WORK REQUIRED –
Every line below is to be copied exactly, with the pictures left out.
--- BEGIN PROVIDED DATA ---
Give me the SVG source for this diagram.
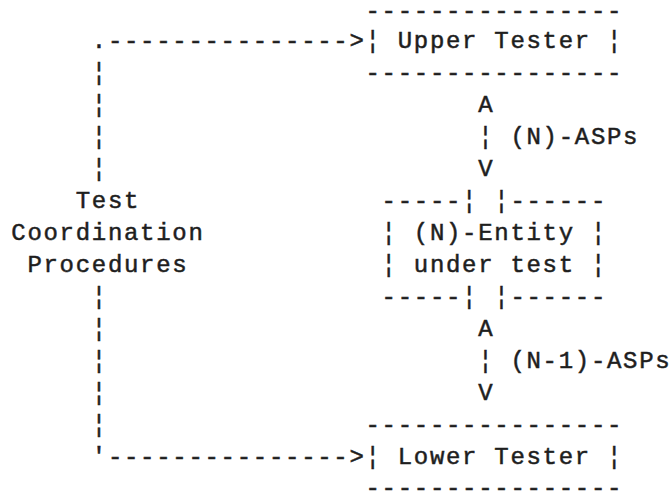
<svg xmlns="http://www.w3.org/2000/svg" width="671" height="492" viewBox="0 0 671 492">
<style>
text{font-family:"Liberation Mono","DejaVu Sans Mono",monospace;font-size:24px;letter-spacing:1.7px;fill:#1e1e1e;stroke:#1e1e1e;stroke-width:0.5px;white-space:pre}
</style>
<rect width="671" height="492" fill="#ffffff"/>
<g id="upper-tester">
<text x="365.5" y="18">----------------</text>
<text x="365.5" y="48">¦</text>
<text x="397.7" y="48">Upper Tester</text>
<text x="607.0" y="48">¦</text>
<text x="365.5" y="80">----------------</text>
</g>
<g id="entity-under-test">
<text x="381.6" y="208">-----</text>
<text x="462.1" y="208">¦</text>
<text x="494.3" y="208">¦</text>
<text x="510.4" y="208">------</text>
<text x="381.6" y="240">¦</text>
<text x="413.8" y="240">(N)-Entity</text>
<text x="590.9" y="240">¦</text>
<text x="381.6" y="272">¦</text>
<text x="413.8" y="272">under test</text>
<text x="590.9" y="272">¦</text>
<text x="381.6" y="304">-----</text>
<text x="462.1" y="304">¦</text>
<text x="494.3" y="304">¦</text>
<text x="510.4" y="304">------</text>
</g>
<g id="lower-tester">
<text x="365.5" y="432">----------------</text>
<text x="365.5" y="464">¦</text>
<text x="397.7" y="464">Lower Tester</text>
<text x="607.0" y="464">¦</text>
<text x="365.5" y="495">----------------</text>
</g>
<g id="test-coordination">
<text x="75.7" y="208">Test</text>
<text x="11.3" y="240">Coordination</text>
<text x="27.4" y="272">Procedures</text>
</g>
<g id="connectors">
<text x="91.8" y="48">.---------------&gt;</text>
<text x="91.8" y="80">¦</text>
<text x="91.8" y="112">¦</text>
<text x="91.8" y="144">¦</text>
<text x="91.8" y="176">¦</text>
<text x="91.8" y="304">¦</text>
<text x="91.8" y="336">¦</text>
<text x="91.8" y="368">¦</text>
<text x="91.8" y="400">¦</text>
<text x="91.8" y="432">¦</text>
<text x="91.8" y="464">'---------------&gt;</text>
<text x="478.2" y="112">A</text>
<text x="478.2" y="144">¦</text>
<text x="510.4" y="144">(N)-ASPs</text>
<text x="478.2" y="176">V</text>
<text x="478.2" y="336">A</text>
<text x="478.2" y="368">¦</text>
<text x="510.4" y="368">(N-1)-ASPs</text>
<text x="478.2" y="400">V</text>
</g>
</svg>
--- END PROVIDED DATA ---
WRITTEN ANSWER –
Give me the SVG source for this diagram.
<svg xmlns="http://www.w3.org/2000/svg" width="671" height="492" viewBox="0 0 671 492">
<style>
text{font-family:"Liberation Mono","DejaVu Sans Mono",monospace;font-size:24px;letter-spacing:1.7px;fill:#1e1e1e;stroke:#1e1e1e;stroke-width:0.5px;white-space:pre}
</style>
<rect width="671" height="492" fill="#ffffff"/>
<g id="upper-tester">
<text x="365.5" y="18">----------------</text>
<text x="365.5" y="48">¦</text>
<text x="397.7" y="48">Upper Tester</text>
<text x="607.0" y="48">¦</text>
<text x="365.5" y="80">----------------</text>
</g>
<g id="entity-under-test">
<text x="381.6" y="208">-----</text>
<text x="462.1" y="208">¦</text>
<text x="494.3" y="208">¦</text>
<text x="510.4" y="208">------</text>
<text x="381.6" y="240">¦</text>
<text x="413.8" y="240">(N)-Entity</text>
<text x="590.9" y="240">¦</text>
<text x="381.6" y="272">¦</text>
<text x="413.8" y="272">under test</text>
<text x="590.9" y="272">¦</text>
<text x="381.6" y="304">-----</text>
<text x="462.1" y="304">¦</text>
<text x="494.3" y="304">¦</text>
<text x="510.4" y="304">------</text>
</g>
<g id="lower-tester">
<text x="365.5" y="432">----------------</text>
<text x="365.5" y="464">¦</text>
<text x="397.7" y="464">Lower Tester</text>
<text x="607.0" y="464">¦</text>
<text x="365.5" y="495">----------------</text>
</g>
<g id="test-coordination">
<text x="75.7" y="208">Test</text>
<text x="11.3" y="240">Coordination</text>
<text x="27.4" y="272">Procedures</text>
</g>
<g id="connectors">
<text x="91.8" y="48">.---------------&gt;</text>
<text x="91.8" y="80">¦</text>
<text x="91.8" y="112">¦</text>
<text x="91.8" y="144">¦</text>
<text x="91.8" y="176">¦</text>
<text x="91.8" y="304">¦</text>
<text x="91.8" y="336">¦</text>
<text x="91.8" y="368">¦</text>
<text x="91.8" y="400">¦</text>
<text x="91.8" y="432">¦</text>
<text x="91.8" y="464">'---------------&gt;</text>
<text x="478.2" y="112">A</text>
<text x="478.2" y="144">¦</text>
<text x="510.4" y="144">(N)-ASPs</text>
<text x="478.2" y="176">V</text>
<text x="478.2" y="336">A</text>
<text x="478.2" y="368">¦</text>
<text x="510.4" y="368">(N-1)-ASPs</text>
<text x="478.2" y="400">V</text>
</g>
</svg>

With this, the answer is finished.